- _Aim_
The listing below should be printed exactly, every line of it. Skip the pictures.

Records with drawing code
= = =

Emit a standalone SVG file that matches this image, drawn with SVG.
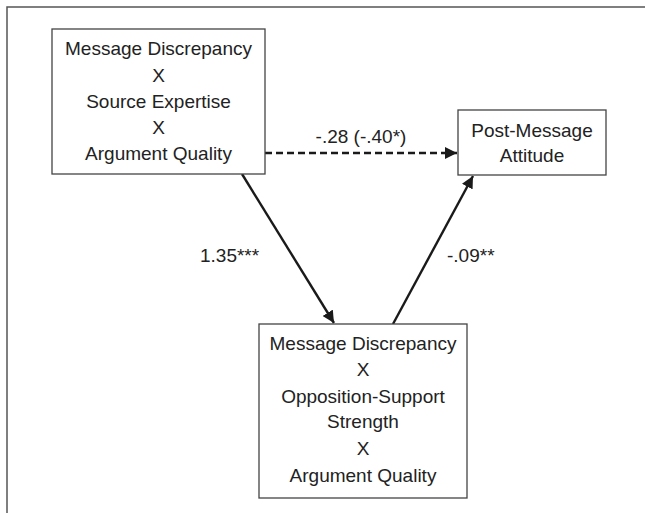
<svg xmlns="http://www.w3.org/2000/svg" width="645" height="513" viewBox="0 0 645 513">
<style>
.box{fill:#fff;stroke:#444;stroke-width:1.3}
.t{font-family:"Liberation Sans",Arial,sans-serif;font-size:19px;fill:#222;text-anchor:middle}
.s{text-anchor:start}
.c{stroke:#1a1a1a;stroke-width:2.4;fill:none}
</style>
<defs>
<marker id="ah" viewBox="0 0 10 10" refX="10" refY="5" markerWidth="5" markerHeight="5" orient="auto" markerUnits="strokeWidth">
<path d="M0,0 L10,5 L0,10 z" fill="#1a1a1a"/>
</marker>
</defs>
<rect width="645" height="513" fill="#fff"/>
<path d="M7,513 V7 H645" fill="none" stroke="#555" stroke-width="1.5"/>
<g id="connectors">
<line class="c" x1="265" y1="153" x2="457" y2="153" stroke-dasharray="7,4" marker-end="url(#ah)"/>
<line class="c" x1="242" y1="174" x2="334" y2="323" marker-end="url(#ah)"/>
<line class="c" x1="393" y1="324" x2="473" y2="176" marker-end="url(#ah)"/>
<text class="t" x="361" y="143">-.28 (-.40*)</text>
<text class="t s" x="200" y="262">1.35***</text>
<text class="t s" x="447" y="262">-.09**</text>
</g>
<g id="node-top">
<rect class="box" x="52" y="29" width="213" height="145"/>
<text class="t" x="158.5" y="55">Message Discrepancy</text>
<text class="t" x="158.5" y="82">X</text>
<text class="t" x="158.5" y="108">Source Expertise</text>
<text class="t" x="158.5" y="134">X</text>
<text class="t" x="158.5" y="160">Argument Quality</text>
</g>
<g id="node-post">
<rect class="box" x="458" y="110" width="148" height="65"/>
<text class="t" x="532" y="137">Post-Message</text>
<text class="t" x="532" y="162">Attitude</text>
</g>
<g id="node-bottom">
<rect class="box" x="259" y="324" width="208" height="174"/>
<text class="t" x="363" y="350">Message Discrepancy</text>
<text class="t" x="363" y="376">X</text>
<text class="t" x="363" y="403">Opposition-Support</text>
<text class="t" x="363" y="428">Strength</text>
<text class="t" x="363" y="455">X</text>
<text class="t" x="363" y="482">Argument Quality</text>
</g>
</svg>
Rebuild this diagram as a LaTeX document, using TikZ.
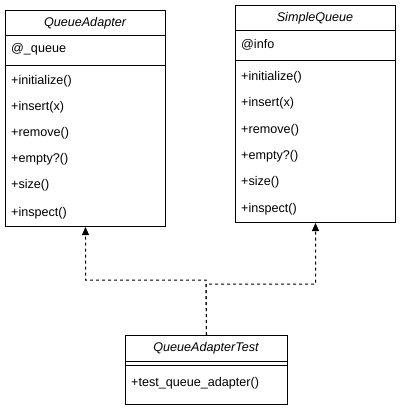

= = =

- _Result_
Emit a standalone SVG file that matches this image, drawn with SVG.
<svg xmlns="http://www.w3.org/2000/svg" width="645" height="513" viewBox="0 0 645 513">
<style>
.box{fill:#fff;stroke:#444;stroke-width:1.3}
.t{font-family:"Liberation Sans",Arial,sans-serif;font-size:19px;fill:#222;text-anchor:middle}
.s{text-anchor:start}
.c{stroke:#1a1a1a;stroke-width:2.4;fill:none}
</style>
<defs>
<marker id="ah" viewBox="0 0 10 10" refX="10" refY="5" markerWidth="5" markerHeight="5" orient="auto" markerUnits="strokeWidth">
<path d="M0,0 L10,5 L0,10 z" fill="#1a1a1a"/>
</marker>
</defs>
<rect width="645" height="513" fill="#fff"/>
<path d="M7,513 V7 H645" fill="none" stroke="#555" stroke-width="1.5"/>
<g id="connectors">
<line class="c" x1="265" y1="153" x2="457" y2="153" stroke-dasharray="7,4" marker-end="url(#ah)"/>
<line class="c" x1="242" y1="174" x2="334" y2="323" marker-end="url(#ah)"/>
<line class="c" x1="393" y1="324" x2="473" y2="176" marker-end="url(#ah)"/>
<text class="t" x="361" y="143">-.28 (-.40*)</text>
<text class="t s" x="200" y="262">1.35***</text>
<text class="t s" x="447" y="262">-.09**</text>
</g>
<g id="node-top">
<rect class="box" x="52" y="29" width="213" height="145"/>
<text class="t" x="158.5" y="55">Message Discrepancy</text>
<text class="t" x="158.5" y="82">X</text>
<text class="t" x="158.5" y="108">Source Expertise</text>
<text class="t" x="158.5" y="134">X</text>
<text class="t" x="158.5" y="160">Argument Quality</text>
</g>
<g id="node-post">
<rect class="box" x="458" y="110" width="148" height="65"/>
<text class="t" x="532" y="137">Post-Message</text>
<text class="t" x="532" y="162">Attitude</text>
</g>
<g id="node-bottom">
<rect class="box" x="259" y="324" width="208" height="174"/>
<text class="t" x="363" y="350">Message Discrepancy</text>
<text class="t" x="363" y="376">X</text>
<text class="t" x="363" y="403">Opposition-Support</text>
<text class="t" x="363" y="428">Strength</text>
<text class="t" x="363" y="455">X</text>
<text class="t" x="363" y="482">Argument Quality</text>
</g>
</svg>
Rebuild this diagram as a LaTeX document, using TikZ.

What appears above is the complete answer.